En moyenne, depuis septembre, deux enfants migrants meurent chaque jour dans l'est de la Méditerranée – en mer Egée – en tentant de rejoindre l'Europe. Rien n'a donc changé depuis que le monde s'est ému du sort du petit Aylan Kurdi, retrouvé noyé sur une plage turque début septembre. Ces chiffres, donnés ce vendredi par l'Organisation internationale pour les migrations (OIM), le Haut Commissariat aux réfugiés et l'Unicef, confirment ce que Libération avait déjà dénoncé le 5 novembre en titrant «Chaque jour, deux Aylan». Depuis Aylan, 340 enfants sont morts selon le comptage de ces agences, mais ils pourraient être plus nombreux, des corps disparus en mer échappant au décompte macabre.
On estime que 36% des migrants en mer Egée sont des enfants, un pourcentage en hausse qui risque d'accroître le nombre de décès. «C'est une catastrophe humanitaire en cours, dénonce le directeur général de l'OIM, William Lacy Swing. Il ne suffit pas de compter les vies. Il faut agir. Ce problème ne concerne pas seulement la Méditerranée ou l'Europe. Il faut un engagement mondial.» Swing compare la situation en mer Egée au tremblement de terre en Haïti en 2010 ou au tsunami asiatique de 2004 : «Ces désastres ont provoqué un sursaut d'aide humanitaire.
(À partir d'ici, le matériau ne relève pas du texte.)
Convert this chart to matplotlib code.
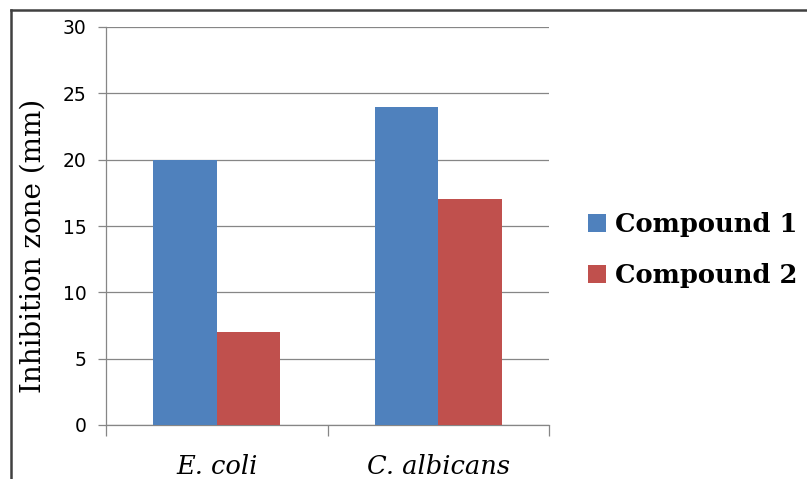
import matplotlib.pyplot as plt
import numpy as np

categories = ['E. coli', 'C. albicans']
series_names = ['Compound 1', 'Compound 2']
compound1 = [20, 24]
compound2 = [7, 17]
y_ticks = [0, 5, 10, 15, 20, 25, 30]

fig = plt.figure(figsize=(8.07, 4.79), dpi=100)

# outer chart border (clipped at right/bottom like the screenshot)
border = fig.add_axes([11/807, -0.05, 1.2, 1 - 9.5/479 + 0.05])
border.set_xticks([])
border.set_yticks([])
border.patch.set_alpha(0)
for s in border.spines.values():
    s.set_color('#404040')
    s.set_linewidth(1.8)

ax = fig.add_axes([106/807, 1 - 425/479, (549-106)/807, (425-27)/479])

x = np.arange(len(categories))
w = 1 / 3.5
ax.bar(x - w/2, compound1, w, color='#4F81BD', label=series_names[0], zorder=3)
ax.bar(x + w/2, compound2, w, color='#C0504D', label=series_names[1], zorder=3)

ax.set_xlim(-0.5, 1.5)
ax.set_ylim(0, 30)
ax.set_yticks(y_ticks)
ax.yaxis.grid(True, color='#868686', linewidth=0.9, zorder=0)
ax.set_xticks([-0.5, 0.5, 1.5], minor=False)
ax.set_xticklabels([])
ax.set_xticks(x, minor=True)
ax.set_xticklabels(categories, minor=True, fontfamily='DejaVu Serif',
                   fontstyle='italic', fontsize=18.5)
ax.tick_params(axis='x', which='minor', length=0, pad=21)
ax.tick_params(axis='x', which='major', length=8, color='#868686', width=0.9)
ax.tick_params(axis='y', length=6, color='#868686', width=0.9, labelsize=13.5,
               pad=8)

for side in ['top', 'right']:
    ax.spines[side].set_visible(False)
for side in ['left', 'bottom']:
    ax.spines[side].set_color('#868686')
    ax.spines[side].set_linewidth(0.9)

ax.set_ylabel('Inhibition zone (mm)', fontfamily='DejaVu Serif', fontsize=20)
ax.yaxis.set_label_coords(-0.135, 0.45)

leg = ax.legend(loc='center left', bbox_to_anchor=(1.035, 0.44), frameon=False,
                prop={'family': 'DejaVu Serif', 'weight': 'bold', 'size': 18.5},
                handlelength=0.7, handleheight=0.7, handletextpad=0.35,
                labelspacing=1.0)

fig.savefig('out.png', dpi=100)
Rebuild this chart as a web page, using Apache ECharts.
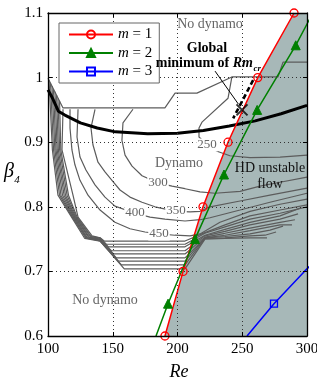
<!DOCTYPE html>
<html><head><meta charset="utf-8">
<script src="https://cdn.jsdelivr.net/npm/echarts@6/dist/echarts.min.js"></script>
<style>html,body{margin:0;padding:0;background:#fff}#c{width:317px;height:385px}</style>
</head><body><div id="c"></div>
<script>
// axis ticks
const xTicks = [100, 150, 200, 250, 300];
const yTicks = [0.6, 0.7, 0.8, 0.9, 1.0, 1.1];

// HD stability boundaries (Re, beta4)
const m1 = [[190.3,0.6],[204.3,0.7],[219.7,0.8],[239,0.9],[262,1.0],[290,1.1]];
const m1Markers = [true,true,true,true,true,true];
const m2 = [[183.4,0.6],[192.7,0.65],[213.5,0.75],[235.9,0.85],[261.5,0.95],[291.3,1.05],[304.5,1.1]];
const m2Markers = [false,true,true,true,true,true,false];
const m3 = [[253.7,0.6],[274.5,0.65],[298,0.7],[323,0.75]];
const m3Markers = [false,true,false,true];

// thick black curve
const rmMinCurve = [[100,0.981],[103,0.97],[108,0.948],[113,0.942],[125,0.930],[138,0.922],[152,0.916],[177,0.913],[200,0.914],[220,0.918],[240,0.925],[260,0.933],[280,0.944],[300,0.957]];
const globalMinPath = [[258.4,0.996],[243.0,0.937]];
const globalMin = [[249.8,0.950]];
const arrowFrom = [229.0,1.010];
const arrowTo = [247.0,0.959];

// Rm_cr contours
const contourEdge = [[100,0.999],[111.6,0.953],[190.3,0.953],[198.1,0.976],[215.0,0.976],[242.0,1.001],[277.6,1.001],[281.5,1.024],[300,1.024]];
const contour250 = [[242.0,1.001],[239.0,0.968],[218.9,0.931],[216.6,0.922],[216.6,0.908],[222.8,0.896],[230.5,0.886],[240.5,0.879],[256.0,0.876],[279.2,0.877],[300,0.880]];
const contour300 = [[165.6,0.951],[157.9,0.930],[157.1,0.903],[159.5,0.880],[164.9,0.863],[172.6,0.848],[184.9,0.837],[195.8,0.832],[205.8,0.828],[217.4,0.823],[229.0,0.821],[248.3,0.824],[263.7,0.832],[279.2,0.838],[300,0.846]];
const contour350 = [[136.3,0.951],[133.2,0.922],[134.7,0.896],[138.6,0.869],[144.0,0.854],[149.4,0.841],[155.6,0.826],[163.3,0.815],[172.6,0.807],[182.6,0.800],[198.8,0.793],[209.7,0.792],[217.4,0.793],[225.1,0.800],[248.3,0.809],[271.4,0.818],[300,0.829]];
const contour400 = [[123.2,0.951],[122.4,0.908],[124.7,0.877],[129.3,0.857],[136.3,0.834],[144.0,0.815],[151.7,0.801],[167.2,0.790],[178.8,0.784],[190.3,0.781],[205.8,0.778],[217.4,0.780],[225.1,0.783],[248.3,0.795],[271.4,0.807],[300,0.821]];
const contour450 = [[117.0,0.951],[117.0,0.922],[118.5,0.888],[120.8,0.865],[124.7,0.841],[130.9,0.818],[140.2,0.795],[151.7,0.776],[163.3,0.766],[174.9,0.761],[185.7,0.758],[198.1,0.756],[209.7,0.755],[217.4,0.758],[232.8,0.776],[256.0,0.793],[279.2,0.804],[300,0.812]];
const contour500 = [[111.6,0.951],[110.8,0.888],[119.3,0.818],[123.2,0.784],[134.0,0.755],[140.2,0.752],[143.4,0.747],[198.1,0.747],[205.8,0.747],[221.2,0.760],[236.7,0.772],[256.0,0.786],[279.2,0.795],[300,0.803]];
const contour550 = [[108.9,0.964],[109.9,0.888],[115.8,0.818],[122.5,0.784],[133.3,0.754],[140.2,0.752],[145.0,0.742],[198.1,0.742],[205.8,0.742],[221.2,0.759],[236.7,0.769],[256.0,0.781],[279.2,0.790],[300,0.800]];
const contour600 = [[107.7,0.968],[109.0,0.888],[114.7,0.818],[121.9,0.784],[132.6,0.754],[140.2,0.751],[146.7,0.738],[198.1,0.738],[205.8,0.738],[221.2,0.756],[236.7,0.765],[256.0,0.776],[279.2,0.786],[294.6,0.798]];
const contour650 = [[106.6,0.973],[108.0,0.888],[113.5,0.818],[121.3,0.784],[131.9,0.753],[140.2,0.750],[148.9,0.732],[198.1,0.732],[205.8,0.732],[221.2,0.755],[236.7,0.762],[256.0,0.772],[279.2,0.781],[293.1,0.789]];
const contour700 = [[105.4,0.978],[107.1,0.888],[112.4,0.818],[120.7,0.784],[131.2,0.753],[140.2,0.749],[150.6,0.727],[198.1,0.727],[205.8,0.727],[221.2,0.753],[236.7,0.759],[256.0,0.767],[279.2,0.776],[290.7,0.780]];
const contour750 = [[104.2,0.982],[106.2,0.888],[111.2,0.818],[120.1,0.784],[130.5,0.752],[140.2,0.749],[152.8,0.721],[198.1,0.721],[205.8,0.721],[221.2,0.752],[236.7,0.756],[256.0,0.763],[279.2,0.772],[288.4,0.772]];
const contour800 = [[103.1,0.987],[105.3,0.888],[110.0,0.818],[119.5,0.784],[129.8,0.752],[140.2,0.748],[154.5,0.716],[198.1,0.716],[205.8,0.716],[221.2,0.752],[236.7,0.754],[256.0,0.758],[271.4,0.764],[281.5,0.770]];
const contour850 = [[101.9,0.992],[104.3,0.888],[108.9,0.818],[118.8,0.784],[129.1,0.752],[140.2,0.747],[156.7,0.710],[198.1,0.710],[205.8,0.710],[221.2,0.751],[236.7,0.752],[256.0,0.755],[267.6,0.756],[276.1,0.761]];
const contour900 = [[100.8,0.996],[103.4,0.888],[107.7,0.818],[118.2,0.784],[128.4,0.751],[140.2,0.747],[158.9,0.704],[198.1,0.704],[205.8,0.704],[221.2,0.750],[236.7,0.751],[256.0,0.752],[269.1,0.752]];

const contours = [contourEdge, contour250, contour300, contour350, contour400, contour450,
  contour500, contour550, contour600, contour650, contour700, contour750, contour800, contour850, contour900];

const SERIF = '"Liberation Serif", "Times New Roman", serif';
const chart = echarts.init(document.getElementById('c'), null, {renderer: 'canvas'});

function withMarkers(pts, flags) {
  return pts.map((p, i) => flags[i] ? {value: p} : {value: p, symbol: 'none'});
}

const contourSeries = contours.map(c => ({
  type: 'line', data: c, symbol: 'none', silent: true, z: 3,
  lineStyle: {color: '#5c5c5c', width: 1.2}
}));

const axisCommon = {
  type: 'value',
  axisLine: {show: true, onZero: false, lineStyle: {color: '#000', width: 1.3}},
  axisTick: {show: true, inside: true, length: 4, lineStyle: {color: '#000', width: 1}},
  z: 10
};

const option = {
  animation: false,
  backgroundColor: '#fff',
  grid: {left: 48, right: 10, top: 13, bottom: 49, containLabel: false, outerBoundsMode: 'none'},
  xAxis: [
    Object.assign({}, axisCommon, {
      min: xTicks[0], max: xTicks[xTicks.length - 1], interval: 50, position: 'bottom',
      axisLabel: {fontFamily: SERIF, fontSize: 15, color: '#000', margin: 6},
      splitLine: {show: true, lineStyle: {color: '#333', type: [1, 3], width: 1}}
    }),
    Object.assign({}, axisCommon, {
      min: xTicks[0], max: xTicks[xTicks.length - 1], interval: 50, position: 'top',
      axisLabel: {show: false}, splitLine: {show: false}
    })
  ],
  yAxis: [
    Object.assign({}, axisCommon, {
      min: yTicks[0], max: yTicks[yTicks.length - 1], interval: 0.1, position: 'left',
      axisLabel: {fontFamily: SERIF, fontSize: 15, color: '#000', margin: 5,
        formatter: v => String(+(+v).toFixed(1))},
      splitLine: {show: true, lineStyle: {color: '#333', type: [1, 3], width: 1}}
    }),
    Object.assign({}, axisCommon, {
      min: yTicks[0], max: yTicks[yTicks.length - 1], interval: 0.1, position: 'right',
      axisLabel: {show: false}, splitLine: {show: false}
    })
  ],
  legend: {
    data: ['m = 1', 'm = 2', 'm = 3'],
    orient: 'vertical', left: 59, top: 23,
    padding: [4, 7, 4, 9], itemGap: 3.5, itemWidth: 44, itemHeight: 10,
    backgroundColor: '#fff', borderColor: '#666', borderWidth: 1, borderRadius: 0,
    z: 20,
    textStyle: {fontFamily: SERIF, fontSize: 15, color: '#000', lineHeight: 15,
      rich: {i: {fontStyle: 'italic', fontFamily: SERIF, fontSize: 15, color: '#000'}}},
    formatter: n => '{i|m}' + n.slice(1)
  },
  series: [
    {
      type: 'line', data: m1.concat([[300, 1.1]]), symbol: 'none', silent: true, z: 1,
      lineStyle: {width: 0, opacity: 0},
      areaStyle: {color: '#a7b8b8', opacity: 1}
    },
    ...contourSeries,
    {
      type: 'line', data: rmMinCurve, symbol: 'none', silent: true, z: 4, smooth: false,
      lineStyle: {color: '#000', width: 3}
    },
    {
      type: 'line', data: globalMinPath, symbol: 'none', silent: true, z: 4,
      lineStyle: {color: '#000', width: 2.6, type: [5, 3]}
    },
    {
      name: 'm = 1', type: 'line', data: withMarkers(m1, m1Markers), z: 5,
      symbol: 'circle', symbolSize: 8, showAllSymbol: true,
      lineStyle: {color: '#ff0000', width: 1.5},
      itemStyle: {color: 'rgba(255,255,255,0)', borderColor: '#ff0000', borderWidth: 1.3}
    },
    {
      name: 'm = 2', type: 'line', data: withMarkers(m2, m2Markers), z: 5,
      symbol: 'triangle', symbolSize: 9, showAllSymbol: true,
      lineStyle: {color: '#008000', width: 1.5},
      itemStyle: {color: '#008000', borderColor: '#008000', borderWidth: 1}
    },
    {
      name: 'm = 3', type: 'line', data: withMarkers(m3, m3Markers), z: 5,
      symbol: 'rect', symbolSize: 7, showAllSymbol: true,
      lineStyle: {color: '#0000ff', width: 1.5},
      itemStyle: {color: 'rgba(255,255,255,0)', borderColor: '#0000ff', borderWidth: 1.3}
    },
    {
      type: 'scatter', data: globalMin, z: 6, silent: true,
      symbol: 'path://M0,0L10,10M10,0L0,10', symbolSize: 11,
      itemStyle: {color: 'rgba(0,0,0,0)', borderColor: '#000', borderWidth: 2},
      markLine: {
        silent: true, symbol: ['none', 'arrow'], symbolSize: [0, 7], animation: false,
        lineStyle: {color: '#000', width: 1, type: 'solid'}, label: {show: false},
        data: [[{coord: arrowFrom}, {coord: arrowTo}]]
      }
    }
  ],
  graphic: [
    {type: 'text', x: 210, y: 24, z: 30, style: {text: 'No dynamo', font: '14px ' + SERIF, fill: '#666', align: 'center', verticalAlign: 'middle'}},
    {type: 'text', x: 207, y: 48, z: 30, style: {text: 'Global', font: 'bold 14px ' + SERIF, fill: '#000', align: 'center', verticalAlign: 'middle'}},
    {type: 'text', x: 253, y: 63, z: 30, style: {text: 'minimum of {it|Rm}', font: 'bold 14px ' + SERIF, fill: '#000', align: 'right', verticalAlign: 'middle',
      rich: {it: {fontStyle: 'italic', fontWeight: 'bold', fontSize: 14, fontFamily: SERIF, fill: '#000'}}}},
    {type: 'text', x: 253.5, y: 69, z: 30, style: {text: 'cr', font: 'italic bold 9px ' + SERIF, fill: '#000', align: 'left', verticalAlign: 'middle'}},
    {type: 'text', x: 179, y: 163, z: 30, style: {text: 'Dynamo', font: '14px ' + SERIF, fill: '#666', align: 'center', verticalAlign: 'middle'}},
    {type: 'text', x: 270, y: 168, z: 30, style: {text: 'HD unstable', font: '14px ' + SERIF, fill: '#111', align: 'center', verticalAlign: 'middle'}},
    {type: 'text', x: 270, y: 184, z: 30, style: {text: 'flow', font: '14px ' + SERIF, fill: '#111', align: 'center', verticalAlign: 'middle'}},
    {type: 'text', x: 105, y: 300, z: 30, style: {text: 'No dynamo', font: '14px ' + SERIF, fill: '#666', align: 'center', verticalAlign: 'middle'}},
    // contour labels
    {type: 'text', x: 207, y: 145, z: 30, style: {text: '250', font: '13px ' + SERIF, fill: '#666', align: 'center', verticalAlign: 'middle', backgroundColor: '#fff', padding: [0, 1]}},
    {type: 'text', x: 158, y: 183, z: 30, style: {text: '300', font: '13px ' + SERIF, fill: '#666', align: 'center', verticalAlign: 'middle', backgroundColor: '#fff', padding: [0, 1]}},
    {type: 'text', x: 176, y: 211, z: 30, style: {text: '350', font: '13px ' + SERIF, fill: '#666', align: 'center', verticalAlign: 'middle', backgroundColor: '#fff', padding: [0, 1]}},
    {type: 'text', x: 135, y: 213, z: 30, style: {text: '400', font: '13px ' + SERIF, fill: '#666', align: 'center', verticalAlign: 'middle', backgroundColor: '#fff', padding: [0, 1]}},
    {type: 'text', x: 159, y: 234, z: 30, style: {text: '450', font: '13px ' + SERIF, fill: '#666', align: 'center', verticalAlign: 'middle', backgroundColor: '#fff', padding: [0, 1]}},
    // axis names
    {type: 'text', x: 179, y: 372, z: 30, style: {text: 'Re', font: 'italic 18px ' + SERIF, fill: '#000', align: 'center', verticalAlign: 'middle'}},
    {type: 'text', x: 9, y: 172, z: 30, style: {text: 'β', font: 'italic 20px ' + SERIF, fill: '#000', align: 'center', verticalAlign: 'middle'}},
    {type: 'text', x: 17, y: 180, z: 30, style: {text: '4', font: 'italic 11px ' + SERIF, fill: '#000', align: 'center', verticalAlign: 'middle'}}
  ]
};
chart.setOption(option);
</script>
</body></html>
Il faut faire de même.»
Nette restriction
Pour le haut commissaire aux réfugiés de l'ONU Filippo Grandi, la seule manière de réduire le taux de mortalité consiste à créer des voies légales pour les réfugiés. «Ce devrait être une priorité absolue», assure-t-il. Mais on en est très loin. L'Europe n'a pas pris la mesure de la catastrophe. A part l'Allemagne, elle refuse de voir son aspect humanitaire et préfère multiplier les obstacles. Ainsi, l'Autriche a inauguré vendredi un système de quota journalier de demandeurs d'asile sur son territoire : elle n'en admet plus que 80 par jour, une nette restriction alors qu'elle reçoit depuis le début de l'année 250 demandes quotidiennes.
Cette décision a été critiquée par le ministère de l'Intérieur allemand, qui s'interroge sur sa légalité. Tout comme la Commission européenne, pour qui elle est «clairement incompatible» avec le droit européen et international, selon le commissaire chargé de la migration, Dimitris Avramópoulos.
Mais pendant ce temps, les Européens sont toujours incapables de se mettre d'accord sur une gestion commune. Ils en ont parlé lors du sommet jeudi et vendredi à Bruxelles. Mais le Premier ministre turc ayant annulé sa venue en raison de l'attentat à Ankara mercredi, les discussions n'ont pu avancer sur la coopération attendue entre l'UE et la Turquie pour essayer de juguler les flux migratoires. Une nouvelle réunion entre l'UE et la Turquie est programmée début mars.
Appel de célébrités
En attendant, les 28 chefs d'Etat et de gouvernement restent les bras ballants tout en constatant que la crise s'aggrave : «Les flux de migrants arrivant en Grèce depuis la Turquie restent bien trop élevés», soulignent-ils dans les conclusions du sommet. Plus de 84 000 personnes sont arrivées par la mer depuis le 1er janvier, selon l'OIM, en nette augmentation par rapport à 2015.
L'Otan pourrait patrouiller en mer Egée dans les semaines à venir, mais on ne sait pas si cela changera grand-chose. Sur le front humanitaire, il faut s'en remettre à des initiatives d'ONG, comme l'opération SOS Méditerranée, qui lance un bateau de secours depuis Marseille ce samedi. Et outre-Manche, des acteurs et célébrités dont Jude Law, Helena Bonham Carter, Benedict Cumberbatch et Kristin Scott Thomas demandent que le Premier ministre, David Cameron, autorise les mineurs non accompagnés de la Jungle de Calais à rejoindre leur famille au Royaume-Uni.